Static linkage: Gender equality, R&D workforce, DST programmes (GS II, GS I).
5. Cancer drugs: customs duty exemption
GS area: Economy (health policy), Governance
The Union Budget 2026-27 exempted 17 cancer-related drugs from basic customs duty:
- Purpose: Reduce out-of-pocket costs for cancer patients. Medicines account for 40 to 50 per cent of total cancer treatment costs in public hospitals.
- India's cancer burden: Incidence rose 26.4 per cent between 1990 and 2023. Public hospital cancer treatment costs 5 times the average hospitalisation cost (₹22,520 versus ₹4,452 per episode).
- Rural burden: At rural public hospitals the multiplier reaches 5.5 times the average hospitalisation cost.
- Jan Aushadhi Kendras: Generic medicine stores that offer 50 to 90 per cent discounts. Not all cancer drugs are available through this channel.
- PM-JAY: Covers up to ₹5 lakh per family per year. Medicines are not always included in the package.
Static linkage: Health policy, customs duty, Jan Aushadhi (GS II, GS III).

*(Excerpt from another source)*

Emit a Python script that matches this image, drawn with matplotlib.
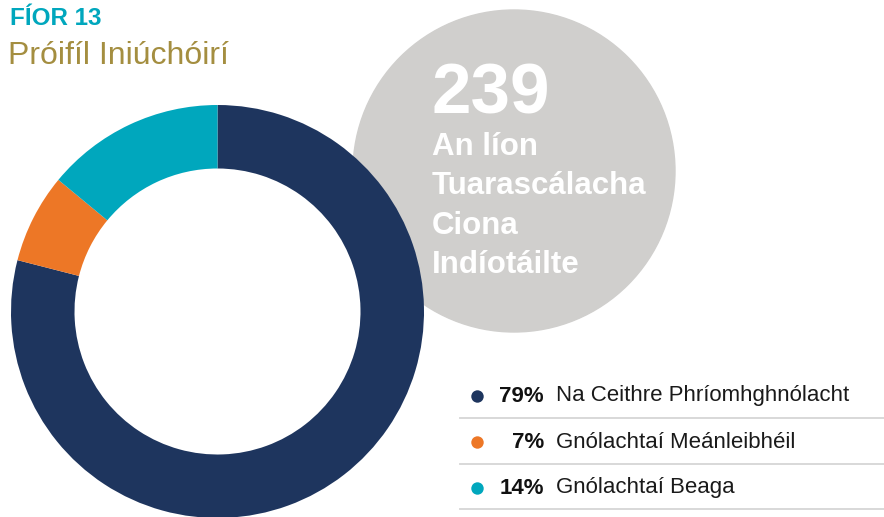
import matplotlib.pyplot as plt
from matplotlib.patches import Circle

# data
shares = [79, 7, 14]
labels = ['Na Ceithre Phríomhghnólacht', 'Gnólachtaí Meánleibhéil', 'Gnólachtaí Beaga']
pct_text = ['79%', '7%', '14%']
colors = ['#1e355e', '#ed7726', '#00a7bd']
total = '239'
total_lines = ['An líon', 'Tuarascálacha', 'Ciona', 'Indíotáilte']

plt.rcParams['font.family'] = ['Liberation Sans', 'DejaVu Sans']

W, H = 884, 517
fig = plt.figure(figsize=(W / 100, H / 100), dpi=100)
ax = fig.add_axes([0, 0, 1, 1])

# grey bubble behind the ring
ax.add_patch(Circle((514, H - 171), 161, color='#d0cfcd', zorder=0))

ax.pie(shares, colors=colors, startangle=90, counterclock=False,
       center=(217.5, H - 311.5), radius=206.5,
       wedgeprops=dict(width=63.5, linewidth=0))

ax.set_xlim(0, W)
ax.set_ylim(0, H)
ax.set_aspect('equal')
ax.axis('off')

ax.text(10, H - 25, 'FÍOR 13', color='#00a7bd', fontsize=17.5, fontweight='bold')
ax.text(8, H - 64, 'Próifíl Iniúchóirí', color='#a48e40', fontsize=23)

ax.text(431, H - 113, total, color='white', fontsize=51, fontweight='bold')
for i, line in enumerate(total_lines):
    ax.text(432, H - 155 - i * 39.3, line, color='white', fontsize=22.5, fontweight='bold')

# legend rows
row_y = [396, 442, 488]
for i in range(3):
    y = H - row_y[i]
    ax.scatter([477], [y], s=80, color=colors[i], zorder=3, linewidths=0)
    ax.text(544, y, pct_text[i], ha='right', va='center', fontsize=16, fontweight='bold',
            color='#111111')
    ax.text(556, y, labels[i], ha='left', va='center', fontsize=16, color='#1a1a1a')
for ly in [418, 464, 509]:
    ax.plot([460, W], [H - ly, H - ly], color='#d5d5d5', lw=1.3)

fig.savefig('out.png', dpi=100)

6. India-Canada CEPA: energy dimensions
GS area: International Relations, Economy
The Terms of Reference signed during Carney's visit have specific energy and mineral dimensions:
- Critical minerals MoU: Lithium, cobalt, rare earths. Canada has significant deposits in northern Quebec and the Northwest Territories.
- Indian dependence: India's EV battery plans require lithium (Bolivia, Argentina, Chile have most reserves; Canada is an alternative). EV transition is creating a new import dependence on critical minerals.
- Uranium deal structure: Via Cameco, not the Canadian government directly. Cameco supplies about 15 per cent of the world's uranium annually from mines in Saskatchewan.
- Trade balance: India-Canada bilateral trade is about $10 billion annually. The CEPA target of $70 billion by 2030 requires a sevenfold increase in seven years.
Static linkage: Critical minerals, India-Canada bilateral (GS II, GS III).
7. Briefly noted
- Energy crisis: LNG prices double: LNG spot prices doubled from ₹12 to ₹24-25 per mmBtu. The government prioritised LNG for power and fertilizer production over industrial users.
- West Bengal SIR controversy: The Special Intensive Revision of West Bengal's electoral rolls produced a gender ratio decline (966 to 956 women per 1,000 men), raising concerns about disproportionate deletion of women voters. Tamil Nadu was the exception: its gender ratio improved from 1,034 to 1,044. The Supreme Court directed special appellate tribunals.